- **Exercise**:
Omit any picture, and return the remaining data exactly as written.
## start Information provided
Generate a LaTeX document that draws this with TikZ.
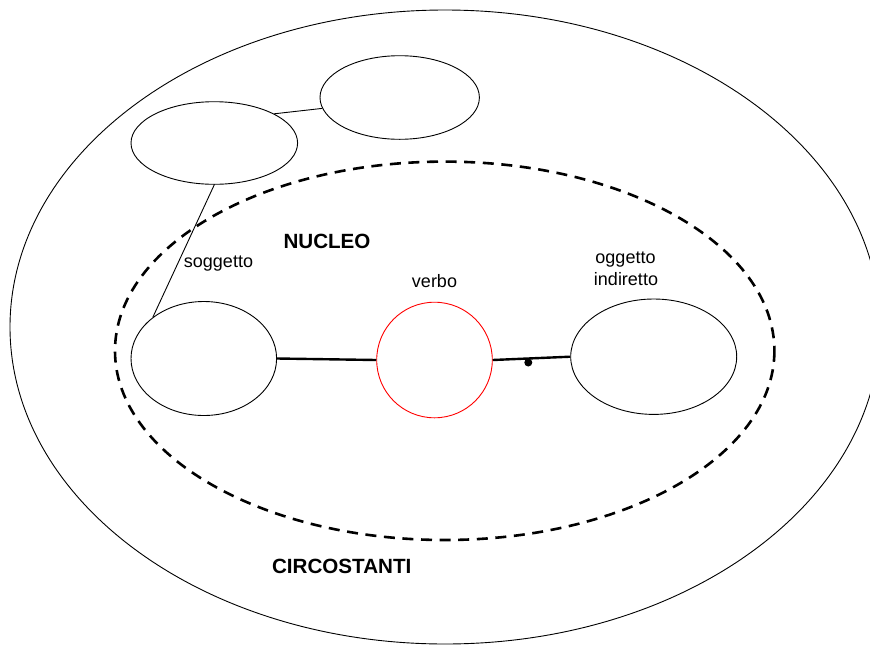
\documentclass[tikz,border=0pt]{standalone}
\usepackage{fontspec}
\setmainfont{Liberation Sans}
\usetikzlibrary{shapes.geometric}
\tikzset{
  bubble/.style={ellipse, draw=black, line width=0.9pt, inner sep=0pt},
  verbobox/.style={circle, draw=red, line width=0.9pt, inner sep=0pt, minimum size=115.6pt},
  lbl/.style={anchor=base, inner sep=0pt, font=\fontsize{18}{22}\selectfont},
  head/.style={anchor=base, inner sep=0pt, font=\fontsize{20.6}{24}\selectfont\bfseries},
  thin/.style={line width=0.9pt},
  thickline/.style={line width=2.4pt},
  nucleo/.style={line width=2.6pt, dash pattern=on 11pt off 7.6pt}
}
\begin{document}
\begin{tikzpicture}[x=1pt,y=-1pt]
\useasboundingbox (0,0) rectangle (870,646);
\begin{scope}
  \clip (0,0) rectangle (870,646);
  \node[bubble, minimum width=870pt, minimum height=634pt] (outer) at (445,327) {};
\end{scope}
\node[bubble, draw=none, minimum width=659.4pt, minimum height=378.4pt] (core) at (444.7,350.8) {};
\draw[nucleo] (444.7,350.8) ellipse [x radius=329.7, y radius=189.2];

\node[bubble, minimum width=166.6pt, minimum height=82.6pt] (tl) at (214.3,143) {};
\node[bubble, minimum width=159.4pt, minimum height=83.6pt] (tr) at (399.7,97.5) {};
\node[bubble, minimum width=145.6pt, minimum height=114pt] (sog) at (203.8,358.5) {};
\node[verbobox] (verbo) at (434.5,360) {};
\node[bubble, minimum width=166pt, minimum height=115.4pt] (ogg) at (653.7,356.7) {};

\draw[thin] (tl.26) -- (tr.188);
\draw[thin] (tl.270) -- (sog.141.5);
\draw[thickline] (sog.east) -- (verbo.west);
\draw[thickline] (verbo.east) -- (ogg.west);
\node[circle, fill=black, inner sep=0pt, minimum size=8pt] (dot) at (528.3,362.5) {};

\node[head] (tnucleo) at (327,248) {NUCLEO};
\node[head] (tcirc) at (341.7,573) {CIRCOSTANTI};
\node[lbl] (tsog) at (218.5,267) {soggetto};
\node[lbl] (tverbo) at (434.5,287) {verbo};
\node[lbl] (togg1) at (625.5,263) {oggetto};
\node[lbl] (togg2) at (626,285) {indiretto};
\end{tikzpicture}
\end{document}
## end Information provided
- **Output below**:
Generate a LaTeX document that draws this with TikZ.
\documentclass[tikz,border=0pt]{standalone}
\usepackage{fontspec}
\setmainfont{Liberation Sans}
\usetikzlibrary{shapes.geometric}
\tikzset{
  bubble/.style={ellipse, draw=black, line width=0.9pt, inner sep=0pt},
  verbobox/.style={circle, draw=red, line width=0.9pt, inner sep=0pt, minimum size=115.6pt},
  lbl/.style={anchor=base, inner sep=0pt, font=\fontsize{18}{22}\selectfont},
  head/.style={anchor=base, inner sep=0pt, font=\fontsize{20.6}{24}\selectfont\bfseries},
  thin/.style={line width=0.9pt},
  thickline/.style={line width=2.4pt},
  nucleo/.style={line width=2.6pt, dash pattern=on 11pt off 7.6pt}
}
\begin{document}
\begin{tikzpicture}[x=1pt,y=-1pt]
\useasboundingbox (0,0) rectangle (870,646);
\begin{scope}
  \clip (0,0) rectangle (870,646);
  \node[bubble, minimum width=870pt, minimum height=634pt] (outer) at (445,327) {};
\end{scope}
\node[bubble, draw=none, minimum width=659.4pt, minimum height=378.4pt] (core) at (444.7,350.8) {};
\draw[nucleo] (444.7,350.8) ellipse [x radius=329.7, y radius=189.2];

\node[bubble, minimum width=166.6pt, minimum height=82.6pt] (tl) at (214.3,143) {};
\node[bubble, minimum width=159.4pt, minimum height=83.6pt] (tr) at (399.7,97.5) {};
\node[bubble, minimum width=145.6pt, minimum height=114pt] (sog) at (203.8,358.5) {};
\node[verbobox] (verbo) at (434.5,360) {};
\node[bubble, minimum width=166pt, minimum height=115.4pt] (ogg) at (653.7,356.7) {};

\draw[thin] (tl.26) -- (tr.188);
\draw[thin] (tl.270) -- (sog.141.5);
\draw[thickline] (sog.east) -- (verbo.west);
\draw[thickline] (verbo.east) -- (ogg.west);
\node[circle, fill=black, inner sep=0pt, minimum size=8pt] (dot) at (528.3,362.5) {};

\node[head] (tnucleo) at (327,248) {NUCLEO};
\node[head] (tcirc) at (341.7,573) {CIRCOSTANTI};
\node[lbl] (tsog) at (218.5,267) {soggetto};
\node[lbl] (tverbo) at (434.5,287) {verbo};
\node[lbl] (togg1) at (625.5,263) {oggetto};
\node[lbl] (togg2) at (626,285) {indiretto};
\end{tikzpicture}
\end{document}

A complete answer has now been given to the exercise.